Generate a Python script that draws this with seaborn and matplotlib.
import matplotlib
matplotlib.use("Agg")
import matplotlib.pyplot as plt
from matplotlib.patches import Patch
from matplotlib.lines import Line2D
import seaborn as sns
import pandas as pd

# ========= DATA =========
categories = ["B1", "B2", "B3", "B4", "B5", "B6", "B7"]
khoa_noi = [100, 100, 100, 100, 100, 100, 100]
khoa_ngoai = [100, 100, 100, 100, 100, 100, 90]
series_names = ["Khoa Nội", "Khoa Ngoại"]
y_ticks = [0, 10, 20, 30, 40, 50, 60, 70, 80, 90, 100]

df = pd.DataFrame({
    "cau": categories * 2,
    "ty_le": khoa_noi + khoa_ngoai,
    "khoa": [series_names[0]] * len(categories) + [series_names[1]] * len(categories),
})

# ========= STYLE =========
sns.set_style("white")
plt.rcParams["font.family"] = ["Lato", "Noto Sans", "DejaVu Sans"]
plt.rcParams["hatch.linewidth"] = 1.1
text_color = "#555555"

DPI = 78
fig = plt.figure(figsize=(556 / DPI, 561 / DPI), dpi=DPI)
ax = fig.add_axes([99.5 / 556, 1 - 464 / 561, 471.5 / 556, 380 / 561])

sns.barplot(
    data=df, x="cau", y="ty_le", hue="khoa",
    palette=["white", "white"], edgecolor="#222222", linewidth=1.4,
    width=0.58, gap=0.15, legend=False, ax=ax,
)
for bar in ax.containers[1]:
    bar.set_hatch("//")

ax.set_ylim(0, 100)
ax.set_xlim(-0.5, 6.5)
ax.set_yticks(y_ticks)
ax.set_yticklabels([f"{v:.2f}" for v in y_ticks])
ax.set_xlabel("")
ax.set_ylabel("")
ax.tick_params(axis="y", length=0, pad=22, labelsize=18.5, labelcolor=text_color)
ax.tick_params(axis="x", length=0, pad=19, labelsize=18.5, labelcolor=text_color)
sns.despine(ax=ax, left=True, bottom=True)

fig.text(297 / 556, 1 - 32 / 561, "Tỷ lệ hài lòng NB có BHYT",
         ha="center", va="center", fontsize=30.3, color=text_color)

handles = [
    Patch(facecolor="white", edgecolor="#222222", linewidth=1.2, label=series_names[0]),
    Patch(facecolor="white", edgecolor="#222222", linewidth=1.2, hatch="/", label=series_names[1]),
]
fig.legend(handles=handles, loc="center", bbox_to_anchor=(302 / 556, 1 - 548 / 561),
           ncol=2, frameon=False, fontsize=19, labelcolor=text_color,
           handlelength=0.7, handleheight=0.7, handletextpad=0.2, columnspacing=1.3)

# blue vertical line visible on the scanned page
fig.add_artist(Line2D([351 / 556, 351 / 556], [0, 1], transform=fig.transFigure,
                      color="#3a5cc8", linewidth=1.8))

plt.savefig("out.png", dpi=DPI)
════════════════
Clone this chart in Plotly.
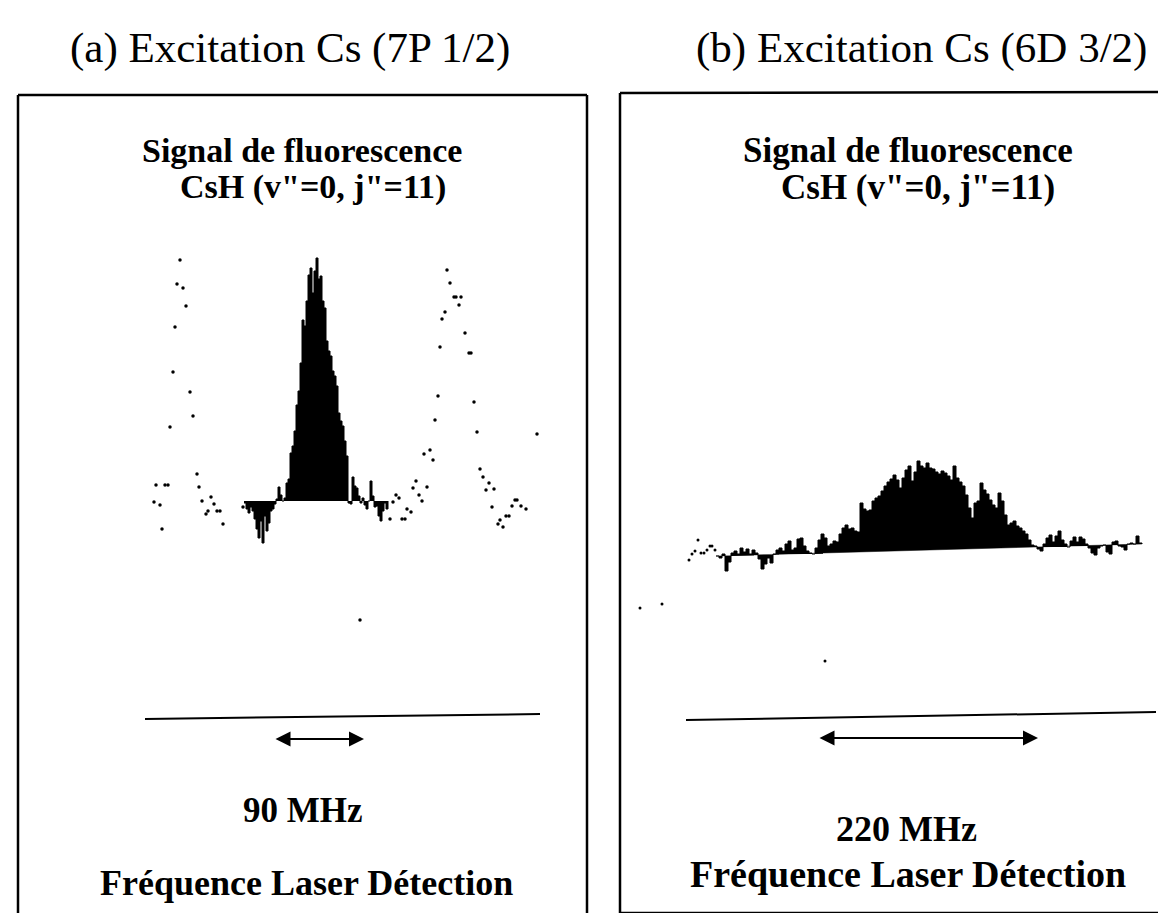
════════════════
* _Goal of the exercise_:
Copy out exactly the lines from the one with "Generate a Python" through the one with "80, 90, 100]", counting both ends, and no other lines.

* _Problem solution_:
Generate a Python script that draws this with seaborn and matplotlib.
import matplotlib
matplotlib.use("Agg")
import matplotlib.pyplot as plt
from matplotlib.patches import Patch
from matplotlib.lines import Line2D
import seaborn as sns
import pandas as pd

# ========= DATA =========
categories = ["B1", "B2", "B3", "B4", "B5", "B6", "B7"]
khoa_noi = [100, 100, 100, 100, 100, 100, 100]
khoa_ngoai = [100, 100, 100, 100, 100, 100, 90]
series_names = ["Khoa Nội", "Khoa Ngoại"]
y_ticks = [0, 10, 20, 30, 40, 50, 60, 70, 80, 90, 100]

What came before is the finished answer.